Saturday, June 30, 2007

Red, White, & Grue

An English professor in Buffalo is researching America's "engrossing interest in the macabre"- specifically why it is that we love stories about bloody murders so much. "The thrill and horror evoked by murder narratives bring us close to these 'others,' who hold us in their thrall because on the one hand, they are so like us, and on the other, so different."

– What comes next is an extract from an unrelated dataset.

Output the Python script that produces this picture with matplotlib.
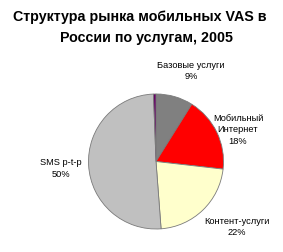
import matplotlib
matplotlib.use("Agg")
import matplotlib.pyplot as plt

categories = ["Базовые услуги", "Мобильный\nИнтернет", "Контент-услуги", "SMS p-t-p", "Прочее"]
shares = [8.9, 17.9, 22.0, 50.6, 0.6]
pct_labels = ["9%", "18%", "22%", "50%", None]
colors = ["#808080", "#FF0000", "#FFFFCC", "#C0C0C0", "#660066"]

plt.rcParams['font.family'] = ['Liberation Sans', 'DejaVu Sans']

W, H = 283, 252
fig = plt.figure(figsize=(W / 100, H / 100), dpi=100)

cx, cy, r = 156, 161.5, 67.5
ax = fig.add_axes([(cx - r) / W, 1 - (cy + r) / H, 2 * r / W, 2 * r / H])
wedges, _ = ax.pie(shares, colors=colors, startangle=90, counterclock=False,
                   wedgeprops=dict(edgecolor="#7a7a7a", linewidth=0.6))
ax.set_xlim(-1, 1)
ax.set_ylim(-1, 1)
ax.set_aspect('equal')

label_pos = [(191, 71), (238, 130), (237, 227), (61, 168.5)]
for name, pct, (x, y) in zip(categories, pct_labels, label_pos):
    if pct is None:
        continue
    fig.text(x / W, 1 - y / H, f"{name}\n{pct}", ha="center", va="center",
             fontsize=6.7, linespacing=1.3)

fig.text(139.5 / W, 1 - 17 / H, "Структура рынка мобильных VAS в", ha="center", va="center",
         fontsize=10.3, fontweight="bold")
fig.text(146 / W, 1 - 38 / H, "России по услугам, 2005", ha="center", va="center",
         fontsize=10.3, fontweight="bold")

fig.savefig("out.png", dpi=100)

He says that our taste for these murder narratives is a bit weird really. "Despite our overdeveloped lusts for the 'dark side,'" he says, "Americans seem to have no sense at all of how weird our engrossing interest in the macabre appears to those outside this country." We tend to hear quite a few of these stories about how troubling our taste for stories about ''bloody murders'' is; even liberals who will defend our right as adults to see sex in art worry about how ''troubling'' our taste for the macabre is. I can't tell you how many times I've heard the cliché that, if you cut of a breast the movie's rated R, and if you kiss a breast you get an X. I'd actually like to see more filmmakers refuse to have their films rated in the first place.

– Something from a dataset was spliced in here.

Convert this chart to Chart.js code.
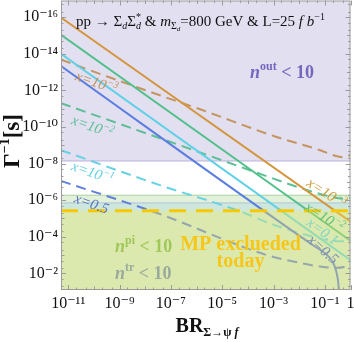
<!DOCTYPE html>
<html lang="en">
<head>
  <meta charset="UTF-8" />
  <title>Lifetime vs branching ratio</title>
  <script src="https://cdn.jsdelivr.net/npm/chart.js"></script>
  <style>
    body { margin: 0; background: #fff; }
    canvas { display: block; }
  </style>
</head>
<body>

<canvas id="chart" width="354" height="342"></canvas>

<script>
  // shown ranges, log10 units
  const xRange = [-11.28, 0];
  const yRange = [-16.91, -1.09];
  const xTickExp = [-11, -9, -7, -5, -3, -1, 0];
  const yTickExp = [-16, -14, -12, -10, -8, -6, -4, -2];

  // horizontal limits of the shaded regions (log10 of Γ^-1)
  const outLimit = -8.14;
  const piLimit = -6.27;
  const trLimit = -5.85;
  const mpLimit = -5.42;

  // curves, [log10 BR, log10 Γ^-1]
  const solidX3 = [[-11.28, -15.98], [0, -4.82]];
  const solidX2 = [[-11.28, -15.04], [0, -3.78]];
  const solidX1 = [[-11.28, -14.0], [0, -2.72]];
  const solidX05 = [[-11.28, -13.33], [-1.58, -3.65], [-1.0, -3.1], [-0.69, -2.62], [-0.57, -2.18], [-0.49, -1.64], [-0.45, -1.09]];

  const dashX3 = [[-11.28, -13.68], [-9.37, -12.7], [-7.43, -11.73], [-5.75, -10.91], [-2.88, -9.45], [-1.18, -8.73], [-0.61, -8.43], [-0.3, -8.35], [0, -8.47]];
  const dashX2 = [[-11.28, -11.3], [-6.65, -9.0], [-4.05, -7.7], [-1.58, -6.5], [-0.8, -6.2], [-0.3, -6.08], [0, -6.12]];
  const dashX1 = [[-11.28, -8.73], [-7.43, -6.82], [-4.24, -5.36], [-3.14, -4.73], [-1.6, -4.05], [-0.8, -3.8], [-0.3, -3.75], [0, -3.85]];
  const dashX05 = [[-11.28, -7.05], [-7.43, -5.24], [-3.27, -3.0], [-1.9, -2.55], [-1.12, -2.36], [-0.5, -2.3], [0, -2.45]];

  const SERIF = '"Liberation Serif", "DejaVu Serif", serif';
  const f = (size, style) => (style || '') + ' ' + size + 'px ' + SERIF;
  const pts = arr => arr.map(([a, b]) => ({x: 10 ** a, y: 10 ** b}));
  const SUP = {'-': '⁻', '0': '⁰', '1': '¹', '2': '²', '3': '³', '4': '⁴', '5': '⁵', '6': '⁶', '7': '⁷', '8': '⁸', '9': '⁹'};
  const tickLabel = v => {
    const e = Math.round(Math.log10(v));
    return e === 0 ? '1' : '10' + String(e).split('').map(c => SUP[c]).join('');
  };

  function curve(arr, color, dashed, order) {
    return {
      data: pts(arr), borderColor: color, borderWidth: 2, borderDash: dashed ? [10, 6] : [],
      pointRadius: 0, fill: false, cubicInterpolationMode: 'monotone', order: order
    };
  }

  function band(level, to, bg, line, order) {
    return {
      data: pts([[xRange[0], level], [xRange[1], level]]),
      borderColor: line || 'transparent', borderWidth: 1, backgroundColor: bg,
      fill: {value: 10 ** to}, pointRadius: 0, order: order
    };
  }

  // small rich-text helper for sub/superscripts
  function rich(ctx, x, y, parts, opt) {
    ctx.save();
    ctx.translate(x, y);
    if (opt.angle) ctx.rotate(opt.angle * Math.PI / 180);
    ctx.fillStyle = opt.color;
    ctx.textAlign = 'left';
    ctx.textBaseline = 'alphabetic';
    let w = 0;
    parts.forEach(p => { ctx.font = p.f; if (!p.stack) w += ctx.measureText(p.t).width; });
    let cx = opt.center ? -w / 2 : 0;
    parts.forEach(p => {
      ctx.font = p.f;
      ctx.fillText(p.t, cx, p.dy || 0);
      if (!p.stack) cx += ctx.measureText(p.t).width;
    });
    ctx.restore();
  }

  const annotations = {
    id: 'annotations',
    afterDraw(chart) {
      const ctx = chart.ctx;
      const a = chart.chartArea;
      const xs = chart.scales.x, ys = chart.scales.y;

      // labels on the curves
      const lab = (txt, sup, x, y, angle, color) => rich(ctx, x, y, [
        {t: txt, f: f(15, 'italic')}, {t: sup, f: f(10, 'italic'), dy: -6}
      ], {center: true, angle: angle, color: color});
      lab('x=10', '−3', 95, 87, 19.5, '#c4915e');
      lab('x=10', '−2', 91, 131, 19.5, '#5cbf95');
      lab('x=10', '−1', 91, 177, 19.5, '#66d2e4');
      lab('x=0.5', '', 90, 208, 19.5, '#5875c4');
      lab('x=10', '−3', 324, 197, 33, '#cf9a3c');
      lab('x=10', '−2', 322, 221, 33, '#5ec27a');
      lab('x=0.1', '', 320, 235, 36, '#7ed6c4');
      lab('x=0.5', '', 320, 253, 42, '#7b8fb6');

      // title line
      rich(ctx, 76, 26, [
        {t: 'pp → Σ', f: f(15)}, {t: 'd', f: f(10, 'italic'), dy: 3},
        {t: 'Σ', f: f(15)}, {t: 'd', f: f(10, 'italic'), dy: 3, stack: true}, {t: '*', f: f(10), dy: -6},
        {t: ' & ', f: f(15)}, {t: 'm', f: f(15, 'italic')}, {t: 'Σ', f: f(10), dy: 3}, {t: 'd', f: f(7, 'italic'), dy: 5},
        {t: '=800 GeV & L=25 ', f: f(15)}, {t: 'f b', f: f(15, 'italic')}, {t: '−1', f: f(10), dy: -6}
      ], {color: '#111'});

      // region labels
      const nLab = (sup, x, y, color) => rich(ctx, x, y, [
        {t: 'n', f: f(18, 'italic bold')}, {t: sup, f: f(12, 'bold'), dy: -8}, {t: ' < 10', f: f(18, 'bold')}
      ], {color: color});
      nLab('out', 250, 78, '#7567bd');
      nLab('pi', 115, 252, '#a0c75a');
      nLab('tr', 115, 279, '#9aab9d');
      rich(ctx, 240.5, 250, [{t: 'MP exclueded', f: f(20, 'bold')}], {center: true, color: '#f6c71a'});
      rich(ctx, 240.5, 267, [{t: 'today', f: f(20, 'bold')}], {center: true, color: '#f6c71a'});

      // axis titles
      rich(ctx, 19, 141, [
        {t: 'Γ', f: f(23, 'bold')}, {t: '−1', f: f(14, 'bold'), dy: -10}, {t: '[s]', f: f(23, 'bold')}
      ], {center: true, angle: -90, color: '#111'});
      rich(ctx, 207, 332, [
        {t: 'BR', f: f(20, 'bold')}, {t: 'Σ→ψ ', f: f(12, 'bold'), dy: 4}, {t: 'f', f: f(12, 'bold italic'), dy: 4}
      ], {center: true, color: '#111'});

      // inward ticks (decades, plus 2x and 5x minors) and frame
      ctx.save();
      ctx.strokeStyle = '#9c9c9c';
      ctx.lineWidth = 1;
      ctx.beginPath();
      const minors = [0, Math.log10(2), Math.log10(5)];
      for (let e = -12; e <= 0; e++) {
        minors.forEach((m, i) => {
          const v = e + m;
          if (v < xRange[0] || v > xRange[1]) return;
          const px = Math.round(xs.getPixelForValue(10 ** v)) + 0.5;
          const len = i ? 2.5 : (xTickExp.includes(e) ? 5 : 3.5);
          ctx.moveTo(px, a.bottom); ctx.lineTo(px, a.bottom - len);
          ctx.moveTo(px, a.top); ctx.lineTo(px, a.top + len);
        });
      }
      for (let e = -17; e <= -2; e++) {
        minors.forEach((m, i) => {
          const v = e + m;
          if (v < yRange[0] || v > yRange[1]) return;
          const py = Math.round(ys.getPixelForValue(10 ** v)) + 0.5;
          const len = i ? 2.5 : (yTickExp.includes(e) ? 5 : 3.5);
          ctx.moveTo(a.left, py); ctx.lineTo(a.left + len, py);
          ctx.moveTo(a.right, py); ctx.lineTo(a.right - len, py);
        });
      }
      ctx.stroke();
      ctx.strokeRect(a.left + 0.5, a.top + 0.5, a.right - a.left - 1, a.bottom - a.top - 1);
      ctx.restore();
    }
  };

  new Chart(document.getElementById('chart'), {
    type: 'line',
    data: {
      datasets: [
        band(outLimit, yRange[0], '#e2dff1', '#b9b2da', 50),
        band(piLimit, yRange[1], '#e3f0da', '#a9d39a', 49),
        band(trLimit, yRange[1], '#cde6de', '#aec6d6', 48),
        curve(dashX3, '#c4955f', true, 20),
        curve(dashX2, '#5cbf95', true, 20),
        curve(dashX1, '#66d2e4', true, 20),
        curve(dashX05, '#6080dc', true, 20),
        curve(solidX3, '#d4953c', false, 19),
        curve(solidX2, '#4fc089', false, 19),
        curve(solidX1, '#5ed1e6', false, 19),
        curve(solidX05, '#5a7ee0', false, 19),
        band(mpLimit, yRange[1], 'rgba(250,237,85,0.35)', null, 5),
        {
          data: pts([[xRange[0], mpLimit], [xRange[1], mpLimit]]), borderColor: '#f7c900',
          borderWidth: 3, borderDash: [17, 10], pointRadius: 0, fill: false, order: 1
        }
      ]
    },
    options: {
      responsive: false,
      animation: false,
      devicePixelRatio: 1,
      layout: {padding: {top: 0.5, right: 3.5, left: 0, bottom: 0}},
      plugins: {legend: {display: false}, tooltip: {enabled: false}},
      scales: {
        x: {
          type: 'logarithmic', min: 10 ** xRange[0], max: 10 ** xRange[1],
          grid: {display: false, drawTicks: false}, border: {display: false},
          afterBuildTicks: s => { s.ticks = xTickExp.map(e => ({value: 10 ** e})); },
          afterFit: s => { s.height = 52; s.paddingLeft = 0; s.paddingRight = 0; },
          ticks: {autoSkip: false, maxRotation: 0, padding: 4, color: '#111',
            font: {family: SERIF, size: 16}, callback: tickLabel}
        },
        y: {
          type: 'logarithmic', reverse: true, min: 10 ** yRange[0], max: 10 ** yRange[1],
          grid: {display: false, drawTicks: false}, border: {display: false},
          afterBuildTicks: s => { s.ticks = yTickExp.map(e => ({value: 10 ** e})); },
          afterFit: s => { s.width = 61; s.paddingTop = 0; s.paddingBottom = 0; },
          ticks: {autoSkip: false, padding: 3, color: '#111',
            font: {family: SERIF, size: 16}, callback: tickLabel}
        }
      }
    },
    plugins: [annotations]
  });
</script>

</body>
</html>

When people say that there is a particularly American thirst for violence, I wonder if they're familiar with Lucio Fulci or the Fantômas books. And let's not even get started on Battle Royale! However, I can admit to a Dionysian thirst for blood. Why just right now I'm reading this shameless book which is all about the bloody murder of this landowner named Fyodor Karamazov; I tell you, somebody should have their head examined for publishing this Dostoevsky guy!